MANIFESTATION • Another suitor shows up that is everything on your list, emotionally available, everything flows effortlessly, you're treated with more respect that you know what to do with, your needs are met, there are no games, they want a commitment as well, and it all feels incredibly kismet. BAM. You've most likely manifested the partner you called in.
they're just not that into you
Screw that, I want someone who's into me
Learning how to cope with "they're just not that into you" can completely shift your attraction magnetism in dating and manifestation. Rather than the dog paddling/nearly drowning energy of trying to get them to like you, as soon as you see the red flags that they don't really care or aren't making the effort or don't want to commit, or they can't get their shit together, know that your better person is out there.
Here are two mottos can make it easy to move on quickly:
No stress, they're just not that into me and I want someone who's INTO ME.
And, if not this, then something better.
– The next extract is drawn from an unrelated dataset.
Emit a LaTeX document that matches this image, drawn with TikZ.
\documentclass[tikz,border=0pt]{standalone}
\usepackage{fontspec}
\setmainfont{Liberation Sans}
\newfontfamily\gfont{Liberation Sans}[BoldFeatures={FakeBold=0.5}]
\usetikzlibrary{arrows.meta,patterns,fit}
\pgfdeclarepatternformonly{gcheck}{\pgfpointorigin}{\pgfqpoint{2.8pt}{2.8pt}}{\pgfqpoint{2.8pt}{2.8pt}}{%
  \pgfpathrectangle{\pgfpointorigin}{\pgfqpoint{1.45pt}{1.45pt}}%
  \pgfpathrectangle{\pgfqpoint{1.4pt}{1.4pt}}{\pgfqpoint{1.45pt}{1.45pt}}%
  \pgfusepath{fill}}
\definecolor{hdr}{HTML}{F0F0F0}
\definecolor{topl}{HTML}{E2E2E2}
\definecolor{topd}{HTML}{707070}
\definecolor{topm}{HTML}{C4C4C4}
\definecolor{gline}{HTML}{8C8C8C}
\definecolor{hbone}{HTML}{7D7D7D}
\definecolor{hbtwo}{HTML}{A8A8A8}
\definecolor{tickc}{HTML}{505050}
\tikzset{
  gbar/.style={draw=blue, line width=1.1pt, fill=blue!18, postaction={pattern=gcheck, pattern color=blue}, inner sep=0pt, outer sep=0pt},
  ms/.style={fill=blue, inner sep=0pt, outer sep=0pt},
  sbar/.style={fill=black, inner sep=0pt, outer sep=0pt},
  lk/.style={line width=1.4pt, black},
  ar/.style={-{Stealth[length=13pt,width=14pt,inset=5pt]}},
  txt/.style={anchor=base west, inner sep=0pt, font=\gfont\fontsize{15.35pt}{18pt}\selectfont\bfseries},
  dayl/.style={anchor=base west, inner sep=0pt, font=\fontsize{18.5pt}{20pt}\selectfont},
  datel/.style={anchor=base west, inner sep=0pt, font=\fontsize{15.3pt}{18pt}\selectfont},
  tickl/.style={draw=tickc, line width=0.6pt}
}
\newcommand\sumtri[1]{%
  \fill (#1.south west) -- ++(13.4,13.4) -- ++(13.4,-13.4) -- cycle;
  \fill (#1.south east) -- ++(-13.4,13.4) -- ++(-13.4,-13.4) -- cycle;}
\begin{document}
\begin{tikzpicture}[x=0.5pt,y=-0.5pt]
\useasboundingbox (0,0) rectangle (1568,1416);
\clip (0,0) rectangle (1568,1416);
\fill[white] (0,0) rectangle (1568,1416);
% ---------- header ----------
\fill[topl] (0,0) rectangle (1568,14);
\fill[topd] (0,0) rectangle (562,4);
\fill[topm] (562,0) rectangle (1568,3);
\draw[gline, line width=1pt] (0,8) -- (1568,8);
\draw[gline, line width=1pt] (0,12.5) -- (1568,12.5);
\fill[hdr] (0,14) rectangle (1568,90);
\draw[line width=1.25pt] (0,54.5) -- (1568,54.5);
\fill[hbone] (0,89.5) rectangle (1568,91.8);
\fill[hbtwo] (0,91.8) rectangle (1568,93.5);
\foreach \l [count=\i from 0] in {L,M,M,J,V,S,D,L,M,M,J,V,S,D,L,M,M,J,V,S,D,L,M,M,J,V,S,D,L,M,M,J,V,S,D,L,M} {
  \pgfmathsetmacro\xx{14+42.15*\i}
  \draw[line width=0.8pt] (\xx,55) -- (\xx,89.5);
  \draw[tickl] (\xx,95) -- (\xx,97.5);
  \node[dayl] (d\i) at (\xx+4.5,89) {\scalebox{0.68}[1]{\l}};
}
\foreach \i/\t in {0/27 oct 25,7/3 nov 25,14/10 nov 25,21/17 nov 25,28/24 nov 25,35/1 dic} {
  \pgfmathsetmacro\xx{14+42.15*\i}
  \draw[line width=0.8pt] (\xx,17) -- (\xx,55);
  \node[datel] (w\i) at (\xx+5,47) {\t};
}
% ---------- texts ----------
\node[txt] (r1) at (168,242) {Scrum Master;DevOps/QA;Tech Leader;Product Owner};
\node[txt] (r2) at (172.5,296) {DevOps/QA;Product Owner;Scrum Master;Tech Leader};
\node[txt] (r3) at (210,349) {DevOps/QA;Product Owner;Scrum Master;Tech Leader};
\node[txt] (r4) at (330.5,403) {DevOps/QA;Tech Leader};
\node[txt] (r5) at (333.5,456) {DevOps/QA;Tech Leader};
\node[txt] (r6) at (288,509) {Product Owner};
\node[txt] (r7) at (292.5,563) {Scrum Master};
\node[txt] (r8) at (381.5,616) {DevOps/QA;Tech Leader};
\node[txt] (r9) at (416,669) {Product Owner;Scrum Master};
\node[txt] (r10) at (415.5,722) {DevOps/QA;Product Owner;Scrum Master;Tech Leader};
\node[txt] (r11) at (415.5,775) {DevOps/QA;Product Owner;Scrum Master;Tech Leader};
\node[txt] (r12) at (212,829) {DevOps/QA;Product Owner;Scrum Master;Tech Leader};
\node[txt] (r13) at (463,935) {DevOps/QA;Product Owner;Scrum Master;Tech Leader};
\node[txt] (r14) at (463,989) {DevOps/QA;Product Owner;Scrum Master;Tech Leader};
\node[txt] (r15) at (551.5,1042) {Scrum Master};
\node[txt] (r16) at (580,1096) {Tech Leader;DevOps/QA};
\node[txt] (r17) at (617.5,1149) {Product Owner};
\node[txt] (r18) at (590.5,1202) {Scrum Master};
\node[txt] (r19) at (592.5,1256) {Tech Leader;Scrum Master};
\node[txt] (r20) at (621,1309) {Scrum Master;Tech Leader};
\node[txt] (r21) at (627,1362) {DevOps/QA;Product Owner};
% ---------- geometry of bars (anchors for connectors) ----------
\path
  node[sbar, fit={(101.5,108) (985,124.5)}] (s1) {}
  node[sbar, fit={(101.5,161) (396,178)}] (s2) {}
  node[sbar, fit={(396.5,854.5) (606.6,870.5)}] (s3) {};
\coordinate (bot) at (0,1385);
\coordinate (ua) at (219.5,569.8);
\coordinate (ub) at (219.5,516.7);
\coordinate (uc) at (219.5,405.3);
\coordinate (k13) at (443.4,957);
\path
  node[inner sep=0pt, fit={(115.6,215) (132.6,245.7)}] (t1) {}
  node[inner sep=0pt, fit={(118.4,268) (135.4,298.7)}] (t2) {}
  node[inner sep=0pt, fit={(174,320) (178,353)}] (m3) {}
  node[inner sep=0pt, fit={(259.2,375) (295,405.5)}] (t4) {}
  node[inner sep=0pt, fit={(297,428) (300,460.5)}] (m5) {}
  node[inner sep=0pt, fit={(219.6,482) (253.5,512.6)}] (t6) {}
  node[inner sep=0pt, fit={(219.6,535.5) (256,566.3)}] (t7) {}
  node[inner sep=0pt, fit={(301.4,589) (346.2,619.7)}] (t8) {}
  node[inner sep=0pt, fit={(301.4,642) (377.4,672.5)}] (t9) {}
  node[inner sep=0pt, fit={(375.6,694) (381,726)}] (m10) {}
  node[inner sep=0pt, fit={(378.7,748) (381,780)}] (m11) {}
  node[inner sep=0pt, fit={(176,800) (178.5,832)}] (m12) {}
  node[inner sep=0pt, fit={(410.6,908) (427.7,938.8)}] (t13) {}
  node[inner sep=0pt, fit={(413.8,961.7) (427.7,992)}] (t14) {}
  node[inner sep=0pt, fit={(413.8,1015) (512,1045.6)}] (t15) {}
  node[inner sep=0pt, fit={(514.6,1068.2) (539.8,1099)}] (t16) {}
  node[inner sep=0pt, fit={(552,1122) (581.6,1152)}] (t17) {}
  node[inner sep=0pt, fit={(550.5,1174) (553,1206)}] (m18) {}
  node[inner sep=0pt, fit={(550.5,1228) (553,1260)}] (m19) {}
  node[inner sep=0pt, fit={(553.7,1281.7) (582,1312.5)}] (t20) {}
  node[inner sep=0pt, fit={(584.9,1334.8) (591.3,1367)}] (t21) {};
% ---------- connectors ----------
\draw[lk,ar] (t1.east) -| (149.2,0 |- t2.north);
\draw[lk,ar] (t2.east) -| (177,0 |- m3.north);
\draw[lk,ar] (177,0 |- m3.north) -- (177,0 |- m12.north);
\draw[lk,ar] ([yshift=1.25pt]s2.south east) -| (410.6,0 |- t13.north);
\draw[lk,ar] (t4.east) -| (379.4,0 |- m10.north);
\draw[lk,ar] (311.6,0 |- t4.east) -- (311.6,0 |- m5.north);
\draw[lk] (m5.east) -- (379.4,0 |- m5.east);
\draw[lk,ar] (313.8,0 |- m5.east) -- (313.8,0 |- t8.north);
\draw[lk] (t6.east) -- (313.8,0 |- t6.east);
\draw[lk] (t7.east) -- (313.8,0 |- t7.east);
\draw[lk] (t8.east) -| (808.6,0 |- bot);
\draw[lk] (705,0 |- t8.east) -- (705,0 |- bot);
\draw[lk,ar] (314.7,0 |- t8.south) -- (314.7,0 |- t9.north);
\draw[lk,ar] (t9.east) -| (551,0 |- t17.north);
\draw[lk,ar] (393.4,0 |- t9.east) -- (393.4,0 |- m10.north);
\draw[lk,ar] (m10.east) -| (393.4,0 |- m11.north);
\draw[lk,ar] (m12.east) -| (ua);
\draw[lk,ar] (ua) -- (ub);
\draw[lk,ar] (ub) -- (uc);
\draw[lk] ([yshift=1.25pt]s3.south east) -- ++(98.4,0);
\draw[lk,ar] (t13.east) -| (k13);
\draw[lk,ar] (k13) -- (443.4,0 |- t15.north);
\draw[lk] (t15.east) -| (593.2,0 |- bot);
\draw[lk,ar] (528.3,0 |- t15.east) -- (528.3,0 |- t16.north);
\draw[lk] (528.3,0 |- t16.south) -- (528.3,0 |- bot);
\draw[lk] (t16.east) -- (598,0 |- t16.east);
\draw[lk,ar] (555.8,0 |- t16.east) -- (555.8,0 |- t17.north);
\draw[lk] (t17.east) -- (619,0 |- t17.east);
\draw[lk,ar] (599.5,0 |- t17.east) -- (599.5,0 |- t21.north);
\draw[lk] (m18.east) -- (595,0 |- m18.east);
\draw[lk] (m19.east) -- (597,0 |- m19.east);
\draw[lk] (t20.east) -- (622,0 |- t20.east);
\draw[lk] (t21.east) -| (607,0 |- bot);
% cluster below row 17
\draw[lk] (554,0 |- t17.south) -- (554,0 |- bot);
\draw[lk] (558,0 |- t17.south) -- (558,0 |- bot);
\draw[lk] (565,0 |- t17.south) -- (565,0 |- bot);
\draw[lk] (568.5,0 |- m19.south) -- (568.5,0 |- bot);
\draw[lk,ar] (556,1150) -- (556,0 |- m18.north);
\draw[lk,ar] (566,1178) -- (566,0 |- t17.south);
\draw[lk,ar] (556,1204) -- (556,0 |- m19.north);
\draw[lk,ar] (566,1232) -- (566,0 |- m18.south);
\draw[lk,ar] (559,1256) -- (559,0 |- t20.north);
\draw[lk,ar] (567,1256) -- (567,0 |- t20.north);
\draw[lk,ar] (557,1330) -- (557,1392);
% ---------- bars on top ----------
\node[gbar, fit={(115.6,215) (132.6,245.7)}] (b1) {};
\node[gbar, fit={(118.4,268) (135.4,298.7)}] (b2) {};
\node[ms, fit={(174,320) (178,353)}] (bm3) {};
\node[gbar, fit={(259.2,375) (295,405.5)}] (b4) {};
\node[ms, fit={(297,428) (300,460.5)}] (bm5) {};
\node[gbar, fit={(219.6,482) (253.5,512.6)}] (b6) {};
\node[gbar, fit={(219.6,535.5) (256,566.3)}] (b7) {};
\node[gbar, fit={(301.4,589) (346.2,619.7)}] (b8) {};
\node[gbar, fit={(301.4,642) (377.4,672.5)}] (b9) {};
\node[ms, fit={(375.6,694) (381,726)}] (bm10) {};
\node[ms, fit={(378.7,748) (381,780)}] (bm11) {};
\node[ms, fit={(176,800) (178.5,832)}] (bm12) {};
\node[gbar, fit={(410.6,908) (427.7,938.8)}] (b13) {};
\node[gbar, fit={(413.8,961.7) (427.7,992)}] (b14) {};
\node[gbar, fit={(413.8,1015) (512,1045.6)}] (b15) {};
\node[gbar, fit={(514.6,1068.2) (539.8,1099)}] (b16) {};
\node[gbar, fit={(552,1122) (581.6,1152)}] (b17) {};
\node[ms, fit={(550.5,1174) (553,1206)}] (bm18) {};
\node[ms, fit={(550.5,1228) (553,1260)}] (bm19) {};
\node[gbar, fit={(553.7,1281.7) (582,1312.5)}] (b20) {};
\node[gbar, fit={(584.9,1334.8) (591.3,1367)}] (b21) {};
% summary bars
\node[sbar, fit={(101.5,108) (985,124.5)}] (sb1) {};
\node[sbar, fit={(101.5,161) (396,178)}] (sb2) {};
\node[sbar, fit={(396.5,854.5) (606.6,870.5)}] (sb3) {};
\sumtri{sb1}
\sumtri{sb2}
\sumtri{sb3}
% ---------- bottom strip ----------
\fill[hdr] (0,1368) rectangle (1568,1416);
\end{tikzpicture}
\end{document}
If you're doing the work to raise your self-worth, it will always be something better!
actions speak louder than words
Lessons for watching the "energetics" of whether a suitor is a test.
NEVER justify or make excuses for their behavior
Listen to their actions and not their words. Always, always, always. This makes weeding-out very clear. I don't care how magical they sound on paper.
Journal a timeline of every suitor and dating experience you've had since high school. EVERY SINGLE ONE. Leave space next to each one. I want you to write a paragraph next to each one highlighting anything in the dynamic that didn't make you feel good. Also, any disrespect as well as where your needs weren't being met, heard, honored or respected. Lastly, how you might have felt small in the dynamic. This will help you to have awareness and recognition of how it felt, and when it's happening in the future.
Where were you shrinking and being small? Why? (go deep on this one)
Where are you not standing in your worth and boundaries?
Do these negative or unwanted traits in each suitor resemble caretakers from your childhood?
What did you need most from that caretaker?
These are called patterns. Notice if there is a through line? What is it?
Now journal how you were selling yourself short in any of the dynamics.